**RECORDED INFORMATION**
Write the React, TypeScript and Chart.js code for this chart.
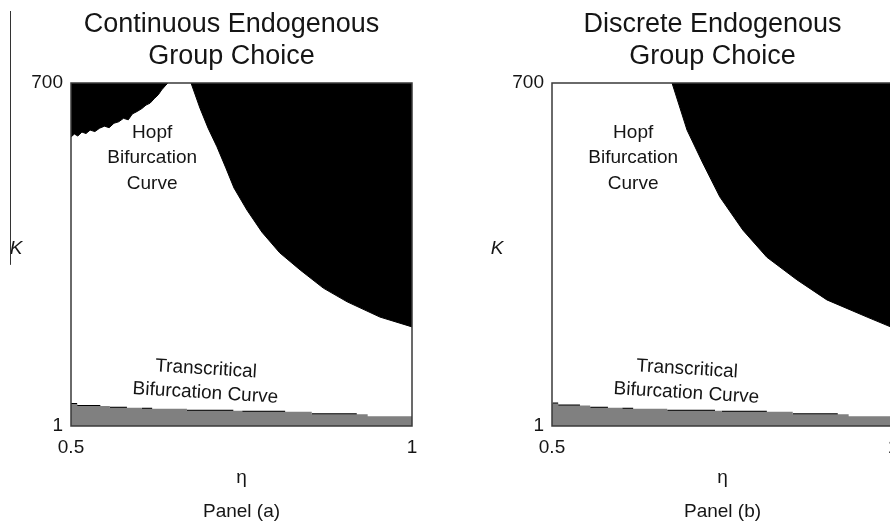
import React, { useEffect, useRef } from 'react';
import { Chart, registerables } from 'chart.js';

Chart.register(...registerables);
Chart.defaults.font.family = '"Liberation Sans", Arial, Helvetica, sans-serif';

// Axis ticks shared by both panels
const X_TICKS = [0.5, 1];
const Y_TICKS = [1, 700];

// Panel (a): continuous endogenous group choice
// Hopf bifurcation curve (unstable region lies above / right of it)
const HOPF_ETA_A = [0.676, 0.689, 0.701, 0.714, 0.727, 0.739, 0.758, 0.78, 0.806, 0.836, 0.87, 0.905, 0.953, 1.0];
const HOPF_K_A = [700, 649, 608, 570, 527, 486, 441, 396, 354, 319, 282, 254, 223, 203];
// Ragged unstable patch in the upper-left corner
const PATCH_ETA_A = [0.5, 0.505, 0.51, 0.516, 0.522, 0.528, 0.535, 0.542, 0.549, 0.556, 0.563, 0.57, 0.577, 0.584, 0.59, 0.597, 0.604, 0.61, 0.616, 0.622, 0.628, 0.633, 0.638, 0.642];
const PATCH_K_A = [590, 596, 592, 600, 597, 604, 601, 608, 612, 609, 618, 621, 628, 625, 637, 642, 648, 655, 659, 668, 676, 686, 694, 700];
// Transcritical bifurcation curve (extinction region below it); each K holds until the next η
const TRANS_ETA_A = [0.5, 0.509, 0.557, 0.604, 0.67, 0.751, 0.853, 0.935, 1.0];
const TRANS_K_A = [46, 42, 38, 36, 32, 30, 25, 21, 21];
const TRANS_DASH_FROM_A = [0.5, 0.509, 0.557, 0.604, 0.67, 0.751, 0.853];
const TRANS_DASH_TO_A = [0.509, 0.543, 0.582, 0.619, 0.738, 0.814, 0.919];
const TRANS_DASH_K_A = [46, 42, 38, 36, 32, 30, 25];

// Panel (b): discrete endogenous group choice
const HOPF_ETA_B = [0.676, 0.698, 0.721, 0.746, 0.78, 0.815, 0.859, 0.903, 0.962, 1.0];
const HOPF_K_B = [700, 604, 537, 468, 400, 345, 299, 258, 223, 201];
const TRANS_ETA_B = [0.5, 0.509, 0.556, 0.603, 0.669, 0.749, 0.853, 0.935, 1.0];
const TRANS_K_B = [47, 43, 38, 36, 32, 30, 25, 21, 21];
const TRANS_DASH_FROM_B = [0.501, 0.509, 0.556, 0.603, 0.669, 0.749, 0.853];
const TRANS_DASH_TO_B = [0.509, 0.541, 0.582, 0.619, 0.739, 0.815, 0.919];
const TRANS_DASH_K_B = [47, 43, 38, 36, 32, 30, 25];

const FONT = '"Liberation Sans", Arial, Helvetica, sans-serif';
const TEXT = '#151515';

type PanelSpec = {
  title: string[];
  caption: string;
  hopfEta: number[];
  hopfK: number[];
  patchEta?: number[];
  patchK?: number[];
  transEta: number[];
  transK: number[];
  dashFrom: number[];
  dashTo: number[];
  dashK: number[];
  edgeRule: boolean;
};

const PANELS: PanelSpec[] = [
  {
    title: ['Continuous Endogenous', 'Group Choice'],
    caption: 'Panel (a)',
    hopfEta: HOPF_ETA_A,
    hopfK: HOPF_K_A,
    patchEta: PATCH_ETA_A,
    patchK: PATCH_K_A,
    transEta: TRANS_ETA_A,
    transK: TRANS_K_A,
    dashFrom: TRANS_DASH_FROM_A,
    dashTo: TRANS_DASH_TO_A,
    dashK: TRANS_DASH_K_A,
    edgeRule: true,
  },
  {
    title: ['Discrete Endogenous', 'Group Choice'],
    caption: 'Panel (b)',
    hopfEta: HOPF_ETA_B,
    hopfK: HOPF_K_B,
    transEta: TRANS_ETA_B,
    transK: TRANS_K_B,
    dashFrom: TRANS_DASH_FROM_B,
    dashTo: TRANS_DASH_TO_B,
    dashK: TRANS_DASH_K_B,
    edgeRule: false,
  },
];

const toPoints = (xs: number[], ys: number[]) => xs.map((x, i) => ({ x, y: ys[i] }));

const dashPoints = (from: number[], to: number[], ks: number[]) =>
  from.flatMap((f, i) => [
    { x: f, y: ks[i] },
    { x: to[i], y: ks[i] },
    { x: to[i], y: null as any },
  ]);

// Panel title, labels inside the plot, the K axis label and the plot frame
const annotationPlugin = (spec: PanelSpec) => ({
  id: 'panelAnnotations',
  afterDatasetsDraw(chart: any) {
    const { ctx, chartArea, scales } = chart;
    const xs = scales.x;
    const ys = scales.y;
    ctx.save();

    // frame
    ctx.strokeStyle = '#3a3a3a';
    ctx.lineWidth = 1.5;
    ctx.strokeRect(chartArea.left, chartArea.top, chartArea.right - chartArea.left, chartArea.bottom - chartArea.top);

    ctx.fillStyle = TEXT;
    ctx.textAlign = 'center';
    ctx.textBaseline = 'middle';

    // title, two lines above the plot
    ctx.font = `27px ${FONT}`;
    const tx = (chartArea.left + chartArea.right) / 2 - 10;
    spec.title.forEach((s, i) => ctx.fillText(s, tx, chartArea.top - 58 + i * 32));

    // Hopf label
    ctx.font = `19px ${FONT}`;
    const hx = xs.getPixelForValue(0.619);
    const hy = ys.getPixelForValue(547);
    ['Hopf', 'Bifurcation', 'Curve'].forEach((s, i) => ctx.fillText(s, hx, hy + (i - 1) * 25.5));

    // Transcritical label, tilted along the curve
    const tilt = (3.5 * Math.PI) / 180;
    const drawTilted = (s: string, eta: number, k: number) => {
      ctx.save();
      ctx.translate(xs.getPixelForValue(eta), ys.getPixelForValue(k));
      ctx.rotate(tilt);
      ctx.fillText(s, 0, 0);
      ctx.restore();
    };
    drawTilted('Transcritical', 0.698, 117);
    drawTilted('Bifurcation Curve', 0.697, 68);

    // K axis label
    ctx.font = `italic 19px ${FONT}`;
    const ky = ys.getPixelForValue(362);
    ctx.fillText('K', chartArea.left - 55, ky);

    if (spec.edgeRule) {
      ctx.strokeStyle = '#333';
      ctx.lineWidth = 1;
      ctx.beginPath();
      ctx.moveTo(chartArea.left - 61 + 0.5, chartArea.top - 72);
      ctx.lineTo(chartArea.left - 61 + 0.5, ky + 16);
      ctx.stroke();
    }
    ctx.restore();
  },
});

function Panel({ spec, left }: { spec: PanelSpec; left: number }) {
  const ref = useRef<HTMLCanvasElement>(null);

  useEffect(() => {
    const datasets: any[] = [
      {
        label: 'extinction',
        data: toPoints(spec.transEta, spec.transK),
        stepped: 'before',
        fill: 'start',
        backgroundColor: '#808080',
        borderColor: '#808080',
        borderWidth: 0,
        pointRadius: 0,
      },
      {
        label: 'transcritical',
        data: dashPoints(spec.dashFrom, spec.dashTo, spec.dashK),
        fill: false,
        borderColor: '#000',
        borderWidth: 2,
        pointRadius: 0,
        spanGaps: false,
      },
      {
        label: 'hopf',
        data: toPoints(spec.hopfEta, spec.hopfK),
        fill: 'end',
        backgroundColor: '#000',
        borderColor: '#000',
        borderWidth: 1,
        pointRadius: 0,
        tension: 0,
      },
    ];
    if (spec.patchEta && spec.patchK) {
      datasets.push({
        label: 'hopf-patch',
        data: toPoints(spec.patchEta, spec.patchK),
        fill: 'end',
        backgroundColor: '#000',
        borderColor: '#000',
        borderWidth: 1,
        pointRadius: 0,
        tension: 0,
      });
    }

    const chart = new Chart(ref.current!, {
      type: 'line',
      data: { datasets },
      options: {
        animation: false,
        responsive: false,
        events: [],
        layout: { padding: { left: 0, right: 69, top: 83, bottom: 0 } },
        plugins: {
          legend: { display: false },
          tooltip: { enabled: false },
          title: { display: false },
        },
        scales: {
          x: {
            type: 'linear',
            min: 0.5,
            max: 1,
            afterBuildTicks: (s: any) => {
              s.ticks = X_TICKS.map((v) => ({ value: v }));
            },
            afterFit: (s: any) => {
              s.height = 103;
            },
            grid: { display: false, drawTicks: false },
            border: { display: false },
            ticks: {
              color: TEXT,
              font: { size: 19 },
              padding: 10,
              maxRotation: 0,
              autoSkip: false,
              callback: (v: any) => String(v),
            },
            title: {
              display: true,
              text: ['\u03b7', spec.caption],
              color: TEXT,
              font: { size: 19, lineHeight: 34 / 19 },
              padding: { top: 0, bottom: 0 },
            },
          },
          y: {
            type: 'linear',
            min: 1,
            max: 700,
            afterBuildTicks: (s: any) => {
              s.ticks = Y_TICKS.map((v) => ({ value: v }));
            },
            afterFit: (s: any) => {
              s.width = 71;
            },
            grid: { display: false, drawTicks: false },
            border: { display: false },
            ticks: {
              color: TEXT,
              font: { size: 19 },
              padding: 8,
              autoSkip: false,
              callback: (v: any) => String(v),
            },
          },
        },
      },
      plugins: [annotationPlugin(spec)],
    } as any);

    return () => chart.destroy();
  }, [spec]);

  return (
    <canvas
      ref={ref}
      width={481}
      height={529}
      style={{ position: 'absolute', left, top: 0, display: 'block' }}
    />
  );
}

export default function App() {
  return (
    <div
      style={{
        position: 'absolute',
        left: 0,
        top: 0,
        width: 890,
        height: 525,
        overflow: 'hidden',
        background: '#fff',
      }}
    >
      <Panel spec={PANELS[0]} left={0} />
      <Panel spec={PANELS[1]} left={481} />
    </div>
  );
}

**DIRECTIVE**
Find all lines with "React" in them and copy each one.

**ANSWER TO THE TASK**
Write the React, TypeScript and Chart.js code for this chart.
import React, { useEffect, useRef } from 'react';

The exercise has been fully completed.